* Task details *
Quote the data exactly, first line to the line containing "import pandas as pd", with no pictures.

* Provided material *
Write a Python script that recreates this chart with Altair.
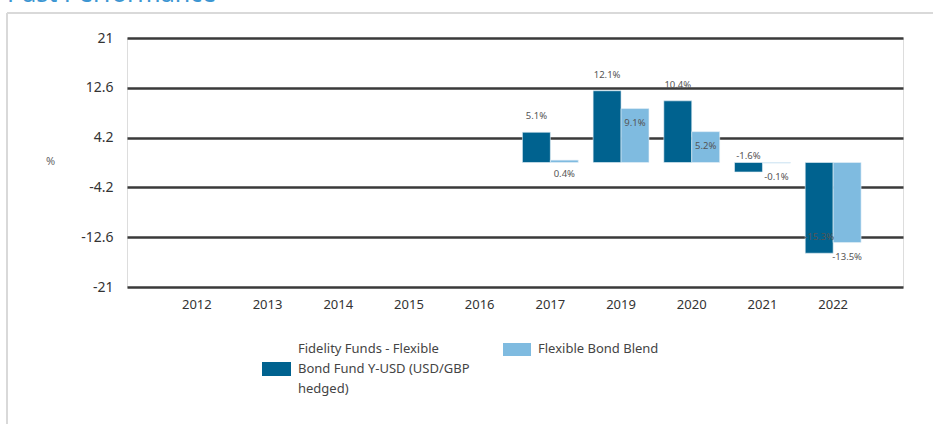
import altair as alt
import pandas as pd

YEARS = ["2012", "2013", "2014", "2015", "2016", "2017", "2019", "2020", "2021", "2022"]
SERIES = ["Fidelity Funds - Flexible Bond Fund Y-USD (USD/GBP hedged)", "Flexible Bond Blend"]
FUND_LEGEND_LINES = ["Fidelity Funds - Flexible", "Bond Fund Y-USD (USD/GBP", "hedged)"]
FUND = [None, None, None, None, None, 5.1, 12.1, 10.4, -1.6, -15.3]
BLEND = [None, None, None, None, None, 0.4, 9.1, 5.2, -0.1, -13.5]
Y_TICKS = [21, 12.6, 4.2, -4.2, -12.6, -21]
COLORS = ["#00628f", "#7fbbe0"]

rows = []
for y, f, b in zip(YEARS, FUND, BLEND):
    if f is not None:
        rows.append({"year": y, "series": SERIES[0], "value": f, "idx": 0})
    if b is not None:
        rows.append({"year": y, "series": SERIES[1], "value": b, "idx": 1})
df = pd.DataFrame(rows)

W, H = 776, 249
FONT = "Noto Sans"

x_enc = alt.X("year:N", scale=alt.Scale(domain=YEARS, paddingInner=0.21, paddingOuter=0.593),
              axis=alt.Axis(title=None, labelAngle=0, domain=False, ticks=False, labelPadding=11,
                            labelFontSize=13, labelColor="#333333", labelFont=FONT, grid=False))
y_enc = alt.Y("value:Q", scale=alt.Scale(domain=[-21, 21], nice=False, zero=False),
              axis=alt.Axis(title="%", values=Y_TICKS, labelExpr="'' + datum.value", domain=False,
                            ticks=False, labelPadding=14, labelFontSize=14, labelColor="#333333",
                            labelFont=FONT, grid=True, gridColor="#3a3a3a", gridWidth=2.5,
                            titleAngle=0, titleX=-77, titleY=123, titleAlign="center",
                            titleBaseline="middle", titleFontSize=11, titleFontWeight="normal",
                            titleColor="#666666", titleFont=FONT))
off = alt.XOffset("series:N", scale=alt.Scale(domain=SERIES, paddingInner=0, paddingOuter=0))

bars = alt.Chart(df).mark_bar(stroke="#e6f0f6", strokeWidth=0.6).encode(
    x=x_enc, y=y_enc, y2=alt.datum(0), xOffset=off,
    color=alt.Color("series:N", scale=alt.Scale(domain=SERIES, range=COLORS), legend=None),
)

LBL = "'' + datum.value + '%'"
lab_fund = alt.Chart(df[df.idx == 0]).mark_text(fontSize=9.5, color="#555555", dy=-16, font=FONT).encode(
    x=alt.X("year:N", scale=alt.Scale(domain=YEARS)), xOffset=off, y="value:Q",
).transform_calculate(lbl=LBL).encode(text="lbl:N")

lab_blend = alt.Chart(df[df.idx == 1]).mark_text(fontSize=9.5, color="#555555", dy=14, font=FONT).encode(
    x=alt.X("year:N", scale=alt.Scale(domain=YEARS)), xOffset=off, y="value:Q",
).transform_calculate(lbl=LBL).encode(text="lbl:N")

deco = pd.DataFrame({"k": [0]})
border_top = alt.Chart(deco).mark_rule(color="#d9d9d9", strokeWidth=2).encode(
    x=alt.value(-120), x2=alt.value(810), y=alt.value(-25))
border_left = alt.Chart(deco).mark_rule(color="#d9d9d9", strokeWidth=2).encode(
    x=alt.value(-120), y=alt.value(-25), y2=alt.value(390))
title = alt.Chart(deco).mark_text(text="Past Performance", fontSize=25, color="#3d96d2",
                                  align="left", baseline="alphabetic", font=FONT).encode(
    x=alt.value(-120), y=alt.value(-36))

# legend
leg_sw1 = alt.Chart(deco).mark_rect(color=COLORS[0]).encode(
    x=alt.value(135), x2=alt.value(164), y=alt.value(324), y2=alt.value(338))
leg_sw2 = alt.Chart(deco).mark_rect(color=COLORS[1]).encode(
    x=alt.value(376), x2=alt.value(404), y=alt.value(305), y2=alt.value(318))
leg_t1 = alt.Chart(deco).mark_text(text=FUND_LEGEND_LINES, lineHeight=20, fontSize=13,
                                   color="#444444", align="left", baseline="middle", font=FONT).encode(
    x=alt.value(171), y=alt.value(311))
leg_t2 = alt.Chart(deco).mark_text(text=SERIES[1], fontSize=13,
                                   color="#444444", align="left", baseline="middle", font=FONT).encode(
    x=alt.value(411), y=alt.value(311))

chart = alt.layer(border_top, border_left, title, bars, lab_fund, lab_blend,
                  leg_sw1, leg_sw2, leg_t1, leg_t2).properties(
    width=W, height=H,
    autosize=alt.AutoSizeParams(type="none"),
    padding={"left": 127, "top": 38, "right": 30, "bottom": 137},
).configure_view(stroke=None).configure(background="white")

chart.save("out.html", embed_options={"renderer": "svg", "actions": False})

* Written solution *
Write a Python script that recreates this chart with Altair.
import altair as alt
import pandas as pd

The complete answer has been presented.